◆ Task prompt
Drop every picture. Then return, exactly, the lines from the beginning of the listing below through the one containing "capsize=6, capthick=1.5, zorder=4)".

◆ Given material
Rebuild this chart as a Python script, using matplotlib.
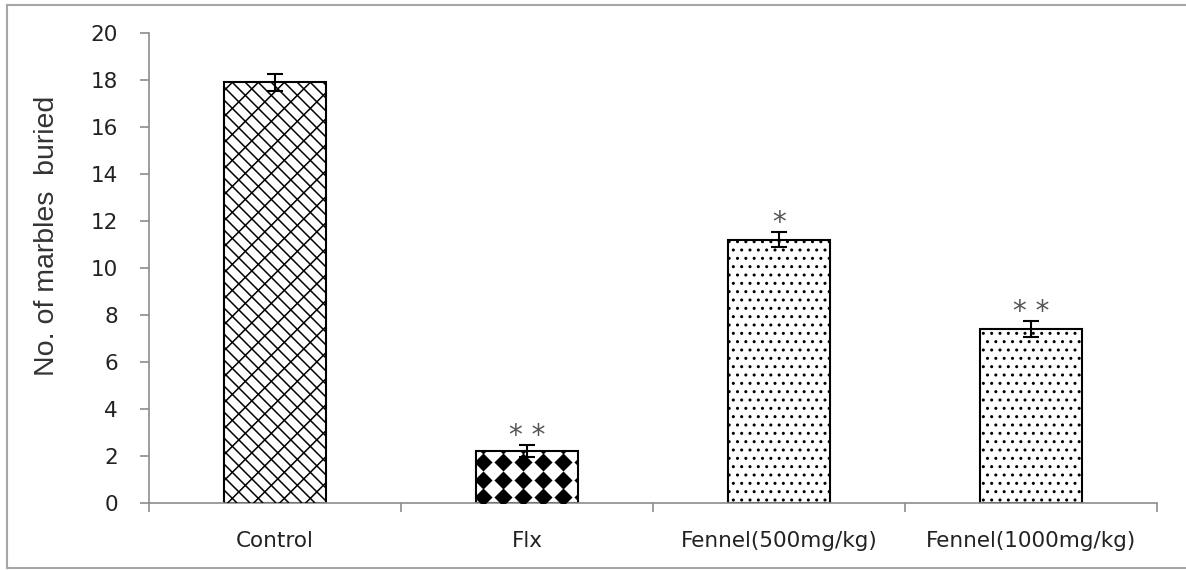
import numpy as np
import matplotlib
matplotlib.use('Agg')
import matplotlib.pyplot as plt
from matplotlib.lines import Line2D
from matplotlib.collections import LineCollection
from matplotlib.transforms import IdentityTransform

groups = ['Control', 'Flx', 'Fennel(500mg/kg)', 'Fennel(1000mg/kg)']
marbles = [17.9, 2.2, 11.2, 7.4]
sem = [0.37, 0.26, 0.32, 0.34]
stars = ['', '* *', '*', '* *']

plt.rcParams['font.family'] = ['DejaVu Sans']

fig = plt.figure(figsize=(11.86, 5.70), dpi=100)
ax = fig.add_axes([149 / 1186, 1 - 503 / 570, (1157 - 149) / 1186, (503 - 33) / 570])
ax.set_xlim(-0.5, 3.5)
ax.set_ylim(0, 20)

# grey frame round the chart (the right side is cut off in the original)
fl, ft, fb = 7 / 1186, 1 - 5 / 570, 2 / 570
for xs, ys in [([fl, 1], [ft, ft]), ([fl, fl], [fb, ft]), ([fl, 1], [fb, fb])]:
    fig.add_artist(Line2D(xs, ys, transform=fig.transFigure, color='#a6a6a6', linewidth=1.5))

x = np.arange(len(groups))
hatches = ['', '', '..', '..']
bars = ax.bar(x, marbles, width=0.405, color='white', edgecolor='black', linewidth=1.5,
              hatch=hatches, zorder=2)
ax.errorbar(x, marbles, yerr=sem, fmt='none', ecolor='black', elinewidth=1.5,
            capsize=6, capthick=1.5, zorder=4)


def brick_fill(bar, step=13):
    # slanted brick texture, drawn in pixels and clipped to the bar
    bb = bar.get_window_extent()
    h = bb.height
    segs = []
    for i, c in enumerate(np.arange(bb.x0 - h - step, bb.x1 + step, step)):
        segs.append([(c, bb.y1), (c + h, bb.y0)])
        start = (i % 2) * step / 2
        for t in np.arange(start, h + step, step):
            px, py = c + t, bb.y1 - t
            segs.append([(px, py), (px - step / 2, py - step / 2)])
    lc = LineCollection(segs, colors='black', linewidths=1.1, transform=IdentityTransform(),
                        zorder=3)
    ax.add_collection(lc)
    lc.set_clip_path(bar)


def diamond_fill(bar):
    # black diamonds on a grid, clipped to the bar
    bx0, bw, bh = bar.get_x(), bar.get_width(), bar.get_height()
    dx, dy = 20 / 252, 17.5 / 23.5
    cols = np.arange(bx0 + 7 / 252, bx0 + bw + dx, dx)
    rows = np.arange(6 / 23.5, bh + dy, dy)
    gx, gy = np.meshgrid(cols, rows)
    pts = ax.scatter(gx.ravel(), gy.ravel(), marker='D', s=85, color='black', linewidths=0,
                     zorder=3)
    pts.set_clip_path(bar)


brick_fill(bars[0])
diamond_fill(bars[1])

for xi, v, e, s in zip(x, marbles, sem, stars):
    if s:
        ax.annotate(s, (xi, v + e), xytext=(0, 1), textcoords='offset points',
                    ha='center', va='baseline', fontsize=20, color='#555555')

ax.set_yticks(range(0, 21, 2))
ax.set_xticks(x)
ax.set_xticklabels(groups, fontsize=15.5, color='#222222')
ax.set_xticks(np.arange(-0.5, 3.6, 1), minor=True)
ax.tick_params(axis='x', which='major', length=0, pad=20)
ax.tick_params(axis='x', which='minor', length=6.5, width=1.2, color='#8c8c8c')
ax.tick_params(axis='y', length=6.5, width=1.2, color='#8c8c8c', labelsize=15.5,
               labelcolor='#222222', pad=16)
for side in ['top', 'right']:
    ax.spines[side].set_visible(False)
for side in ['left', 'bottom']:
    ax.spines[side].set_color('#8c8c8c')
    ax.spines[side].set_linewidth(1.2)

ax.set_ylabel('No. of marbles  buried', fontsize=20.5, color='#333333',
              family=['Liberation Sans Narrow', 'Liberation Sans'], va='center')
ax.yaxis.set_label_coords(-0.101, 0.568)

plt.savefig('out.png', dpi=100)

◆ Completed exercise
Rebuild this chart as a Python script, using matplotlib.
import numpy as np
import matplotlib
matplotlib.use('Agg')
import matplotlib.pyplot as plt
from matplotlib.lines import Line2D
from matplotlib.collections import LineCollection
from matplotlib.transforms import IdentityTransform

groups = ['Control', 'Flx', 'Fennel(500mg/kg)', 'Fennel(1000mg/kg)']
marbles = [17.9, 2.2, 11.2, 7.4]
sem = [0.37, 0.26, 0.32, 0.34]
stars = ['', '* *', '*', '* *']

plt.rcParams['font.family'] = ['DejaVu Sans']

fig = plt.figure(figsize=(11.86, 5.70), dpi=100)
ax = fig.add_axes([149 / 1186, 1 - 503 / 570, (1157 - 149) / 1186, (503 - 33) / 570])
ax.set_xlim(-0.5, 3.5)
ax.set_ylim(0, 20)

# grey frame round the chart (the right side is cut off in the original)
fl, ft, fb = 7 / 1186, 1 - 5 / 570, 2 / 570
for xs, ys in [([fl, 1], [ft, ft]), ([fl, fl], [fb, ft]), ([fl, 1], [fb, fb])]:
    fig.add_artist(Line2D(xs, ys, transform=fig.transFigure, color='#a6a6a6', linewidth=1.5))

x = np.arange(len(groups))
hatches = ['', '', '..', '..']
bars = ax.bar(x, marbles, width=0.405, color='white', edgecolor='black', linewidth=1.5,
              hatch=hatches, zorder=2)
ax.errorbar(x, marbles, yerr=sem, fmt='none', ecolor='black', elinewidth=1.5,
            capsize=6, capthick=1.5, zorder=4)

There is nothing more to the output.